Pull every line containing the word "Rebuild" from the records.

- Extracted material -
>>>>>
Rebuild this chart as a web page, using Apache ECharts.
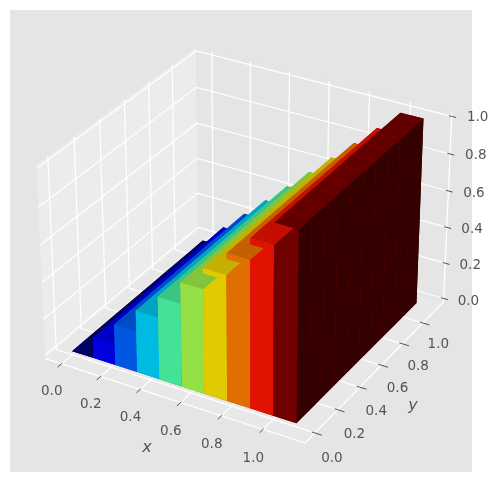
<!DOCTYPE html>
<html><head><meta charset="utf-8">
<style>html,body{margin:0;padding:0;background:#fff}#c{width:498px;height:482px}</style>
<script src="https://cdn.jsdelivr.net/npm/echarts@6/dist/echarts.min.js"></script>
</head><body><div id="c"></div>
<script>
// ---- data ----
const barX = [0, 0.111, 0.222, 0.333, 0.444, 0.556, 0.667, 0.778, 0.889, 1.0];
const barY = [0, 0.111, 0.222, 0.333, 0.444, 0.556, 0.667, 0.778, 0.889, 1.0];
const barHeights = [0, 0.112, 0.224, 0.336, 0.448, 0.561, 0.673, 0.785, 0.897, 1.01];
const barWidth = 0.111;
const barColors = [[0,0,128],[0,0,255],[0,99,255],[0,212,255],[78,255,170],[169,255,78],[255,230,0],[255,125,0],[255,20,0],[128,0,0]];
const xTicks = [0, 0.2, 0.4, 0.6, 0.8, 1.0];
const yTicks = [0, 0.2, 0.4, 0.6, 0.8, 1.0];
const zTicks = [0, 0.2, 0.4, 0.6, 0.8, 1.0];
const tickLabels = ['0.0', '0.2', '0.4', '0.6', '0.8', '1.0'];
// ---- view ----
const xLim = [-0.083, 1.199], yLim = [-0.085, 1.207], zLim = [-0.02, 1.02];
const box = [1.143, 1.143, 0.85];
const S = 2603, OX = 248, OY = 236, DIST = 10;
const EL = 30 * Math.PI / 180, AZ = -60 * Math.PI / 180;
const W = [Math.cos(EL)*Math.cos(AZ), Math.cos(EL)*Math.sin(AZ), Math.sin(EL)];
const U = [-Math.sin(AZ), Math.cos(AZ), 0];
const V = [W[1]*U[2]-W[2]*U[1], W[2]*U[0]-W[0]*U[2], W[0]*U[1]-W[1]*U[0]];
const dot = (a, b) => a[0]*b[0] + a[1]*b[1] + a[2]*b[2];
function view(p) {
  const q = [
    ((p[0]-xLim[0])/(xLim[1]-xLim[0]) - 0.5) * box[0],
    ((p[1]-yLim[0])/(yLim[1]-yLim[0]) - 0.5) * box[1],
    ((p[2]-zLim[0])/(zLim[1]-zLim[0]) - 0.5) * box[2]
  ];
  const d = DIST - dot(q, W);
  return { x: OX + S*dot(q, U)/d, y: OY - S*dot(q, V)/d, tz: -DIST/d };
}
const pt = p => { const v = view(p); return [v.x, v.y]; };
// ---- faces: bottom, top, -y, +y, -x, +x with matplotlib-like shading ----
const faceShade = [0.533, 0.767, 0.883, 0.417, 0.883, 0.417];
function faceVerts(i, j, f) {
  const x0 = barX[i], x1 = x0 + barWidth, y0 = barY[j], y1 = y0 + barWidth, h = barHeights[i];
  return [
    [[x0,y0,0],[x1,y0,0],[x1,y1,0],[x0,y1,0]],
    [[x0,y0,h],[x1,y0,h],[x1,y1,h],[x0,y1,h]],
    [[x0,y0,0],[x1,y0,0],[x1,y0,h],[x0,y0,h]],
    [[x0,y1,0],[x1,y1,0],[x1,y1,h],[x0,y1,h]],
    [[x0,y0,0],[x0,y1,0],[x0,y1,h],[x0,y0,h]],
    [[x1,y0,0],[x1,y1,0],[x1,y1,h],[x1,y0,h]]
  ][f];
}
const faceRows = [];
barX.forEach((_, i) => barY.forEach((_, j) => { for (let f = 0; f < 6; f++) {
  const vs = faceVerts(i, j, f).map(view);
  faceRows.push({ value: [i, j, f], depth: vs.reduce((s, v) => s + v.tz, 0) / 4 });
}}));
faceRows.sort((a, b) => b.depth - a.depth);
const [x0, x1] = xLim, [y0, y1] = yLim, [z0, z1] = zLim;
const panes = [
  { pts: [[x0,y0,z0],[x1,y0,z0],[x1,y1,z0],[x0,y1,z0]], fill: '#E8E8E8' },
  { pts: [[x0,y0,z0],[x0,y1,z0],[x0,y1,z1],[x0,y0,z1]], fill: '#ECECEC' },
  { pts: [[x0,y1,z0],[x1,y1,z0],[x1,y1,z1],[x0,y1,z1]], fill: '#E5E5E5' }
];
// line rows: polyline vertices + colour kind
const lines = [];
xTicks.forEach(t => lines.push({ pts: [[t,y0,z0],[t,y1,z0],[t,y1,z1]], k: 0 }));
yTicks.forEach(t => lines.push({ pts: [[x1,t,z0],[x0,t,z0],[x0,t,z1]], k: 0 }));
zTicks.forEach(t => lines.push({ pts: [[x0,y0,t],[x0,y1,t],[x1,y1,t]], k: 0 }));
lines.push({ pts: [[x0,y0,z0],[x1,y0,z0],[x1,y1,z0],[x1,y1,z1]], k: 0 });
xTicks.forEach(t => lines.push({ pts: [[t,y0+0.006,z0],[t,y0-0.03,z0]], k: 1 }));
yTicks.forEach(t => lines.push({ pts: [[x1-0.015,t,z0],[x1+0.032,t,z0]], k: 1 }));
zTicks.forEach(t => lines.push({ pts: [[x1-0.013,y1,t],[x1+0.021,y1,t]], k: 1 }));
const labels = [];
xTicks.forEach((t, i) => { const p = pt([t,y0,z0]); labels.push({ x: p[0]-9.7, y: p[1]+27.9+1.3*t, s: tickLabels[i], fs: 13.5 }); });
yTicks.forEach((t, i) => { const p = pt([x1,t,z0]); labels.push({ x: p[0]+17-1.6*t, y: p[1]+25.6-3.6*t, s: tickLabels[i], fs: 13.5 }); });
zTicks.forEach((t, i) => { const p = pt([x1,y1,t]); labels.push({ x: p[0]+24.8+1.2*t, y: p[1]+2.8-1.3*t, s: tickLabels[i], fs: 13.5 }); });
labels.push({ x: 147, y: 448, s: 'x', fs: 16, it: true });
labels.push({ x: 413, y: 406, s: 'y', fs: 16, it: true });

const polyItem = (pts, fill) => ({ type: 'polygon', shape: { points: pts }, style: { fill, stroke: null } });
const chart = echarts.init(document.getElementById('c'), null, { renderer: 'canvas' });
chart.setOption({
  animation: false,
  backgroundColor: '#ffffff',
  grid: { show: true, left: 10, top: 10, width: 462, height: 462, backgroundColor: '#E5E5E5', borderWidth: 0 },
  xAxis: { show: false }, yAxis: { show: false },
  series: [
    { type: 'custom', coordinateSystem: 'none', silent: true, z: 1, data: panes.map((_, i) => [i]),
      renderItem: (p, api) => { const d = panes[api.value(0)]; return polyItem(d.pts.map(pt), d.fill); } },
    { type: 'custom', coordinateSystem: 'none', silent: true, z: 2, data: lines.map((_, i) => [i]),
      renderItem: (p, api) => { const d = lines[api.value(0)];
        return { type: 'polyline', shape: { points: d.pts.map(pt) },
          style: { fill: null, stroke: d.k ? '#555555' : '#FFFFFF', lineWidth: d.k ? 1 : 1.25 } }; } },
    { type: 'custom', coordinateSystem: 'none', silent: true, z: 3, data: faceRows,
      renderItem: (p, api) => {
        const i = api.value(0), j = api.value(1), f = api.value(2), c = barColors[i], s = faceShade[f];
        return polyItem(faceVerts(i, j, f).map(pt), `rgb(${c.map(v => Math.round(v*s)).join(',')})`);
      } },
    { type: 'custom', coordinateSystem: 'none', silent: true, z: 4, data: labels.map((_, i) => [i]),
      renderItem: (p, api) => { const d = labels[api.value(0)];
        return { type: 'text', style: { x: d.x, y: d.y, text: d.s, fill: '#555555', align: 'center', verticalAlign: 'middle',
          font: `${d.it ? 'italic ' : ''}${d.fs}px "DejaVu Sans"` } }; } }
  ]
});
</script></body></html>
<<<<<
>>>>>
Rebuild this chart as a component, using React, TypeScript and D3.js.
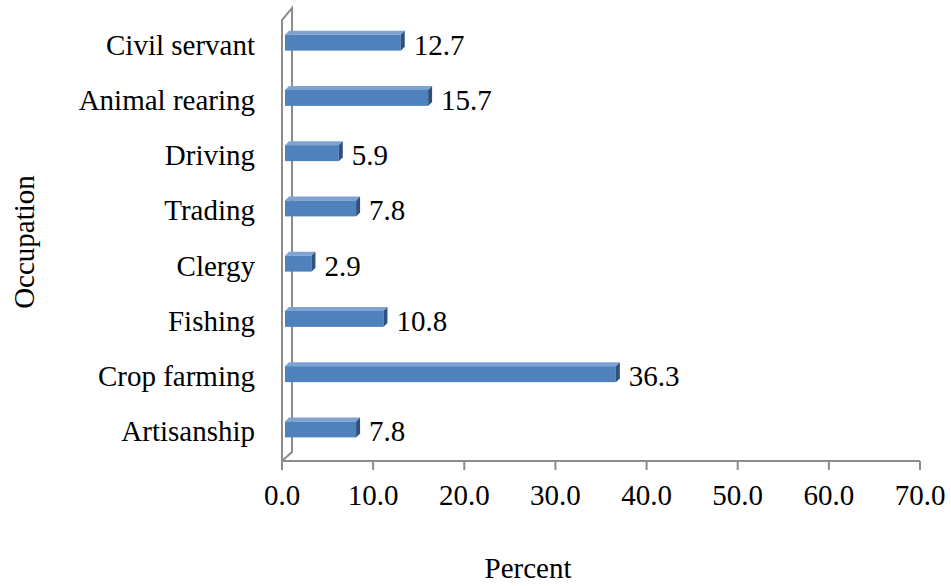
<<<<<
- Answer -
Rebuild this chart as a web page, using Apache ECharts.
Rebuild this chart as a component, using React, TypeScript and D3.js.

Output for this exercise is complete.